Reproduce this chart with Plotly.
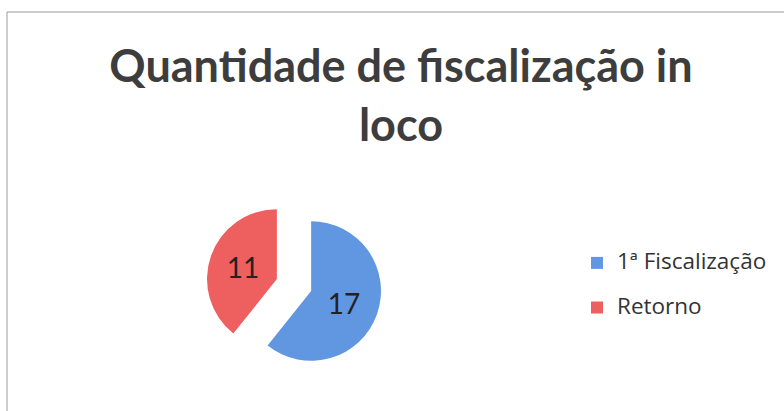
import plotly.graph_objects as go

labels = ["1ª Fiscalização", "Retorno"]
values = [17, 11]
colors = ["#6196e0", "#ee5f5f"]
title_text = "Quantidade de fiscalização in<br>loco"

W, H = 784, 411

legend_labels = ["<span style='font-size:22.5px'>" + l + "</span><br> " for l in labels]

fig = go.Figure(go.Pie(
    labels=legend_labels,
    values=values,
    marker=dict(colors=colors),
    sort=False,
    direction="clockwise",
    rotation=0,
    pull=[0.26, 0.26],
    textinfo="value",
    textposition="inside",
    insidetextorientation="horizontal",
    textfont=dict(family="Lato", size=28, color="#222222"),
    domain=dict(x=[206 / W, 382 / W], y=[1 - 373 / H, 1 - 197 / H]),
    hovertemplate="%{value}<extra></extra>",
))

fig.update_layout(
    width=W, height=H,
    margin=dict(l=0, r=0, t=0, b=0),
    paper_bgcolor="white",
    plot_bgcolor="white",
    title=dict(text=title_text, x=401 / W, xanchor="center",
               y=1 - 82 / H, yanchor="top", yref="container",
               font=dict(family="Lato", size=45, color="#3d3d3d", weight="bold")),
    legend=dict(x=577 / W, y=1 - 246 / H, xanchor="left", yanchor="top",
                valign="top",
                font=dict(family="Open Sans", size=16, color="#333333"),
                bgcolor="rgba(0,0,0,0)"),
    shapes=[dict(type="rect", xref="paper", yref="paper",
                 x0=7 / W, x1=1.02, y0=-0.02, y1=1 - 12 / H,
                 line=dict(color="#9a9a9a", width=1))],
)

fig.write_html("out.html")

Stated goal
Without the pictures, copy the material exactly as given.

Solution to this exercise
Reproduce this chart with Plotly.
import plotly.graph_objects as go

labels = ["1ª Fiscalização", "Retorno"]
values = [17, 11]
colors = ["#6196e0", "#ee5f5f"]
title_text = "Quantidade de fiscalização in<br>loco"

W, H = 784, 411

legend_labels = ["<span style='font-size:22.5px'>" + l + "</span><br> " for l in labels]

fig = go.Figure(go.Pie(
    labels=legend_labels,
    values=values,
    marker=dict(colors=colors),
    sort=False,
    direction="clockwise",
    rotation=0,
    pull=[0.26, 0.26],
    textinfo="value",
    textposition="inside",
    insidetextorientation="horizontal",
    textfont=dict(family="Lato", size=28, color="#222222"),
    domain=dict(x=[206 / W, 382 / W], y=[1 - 373 / H, 1 - 197 / H]),
    hovertemplate="%{value}<extra></extra>",
))

fig.update_layout(
    width=W, height=H,
    margin=dict(l=0, r=0, t=0, b=0),
    paper_bgcolor="white",
    plot_bgcolor="white",
    title=dict(text=title_text, x=401 / W, xanchor="center",
               y=1 - 82 / H, yanchor="top", yref="container",
               font=dict(family="Lato", size=45, color="#3d3d3d", weight="bold")),
    legend=dict(x=577 / W, y=1 - 246 / H, xanchor="left", yanchor="top",
                valign="top",
                font=dict(family="Open Sans", size=16, color="#333333"),
                bgcolor="rgba(0,0,0,0)"),
    shapes=[dict(type="rect", xref="paper", yref="paper",
                 x0=7 / W, x1=1.02, y0=-0.02, y1=1 - 12 / H,
                 line=dict(color="#9a9a9a", width=1))],
)

fig.write_html("out.html")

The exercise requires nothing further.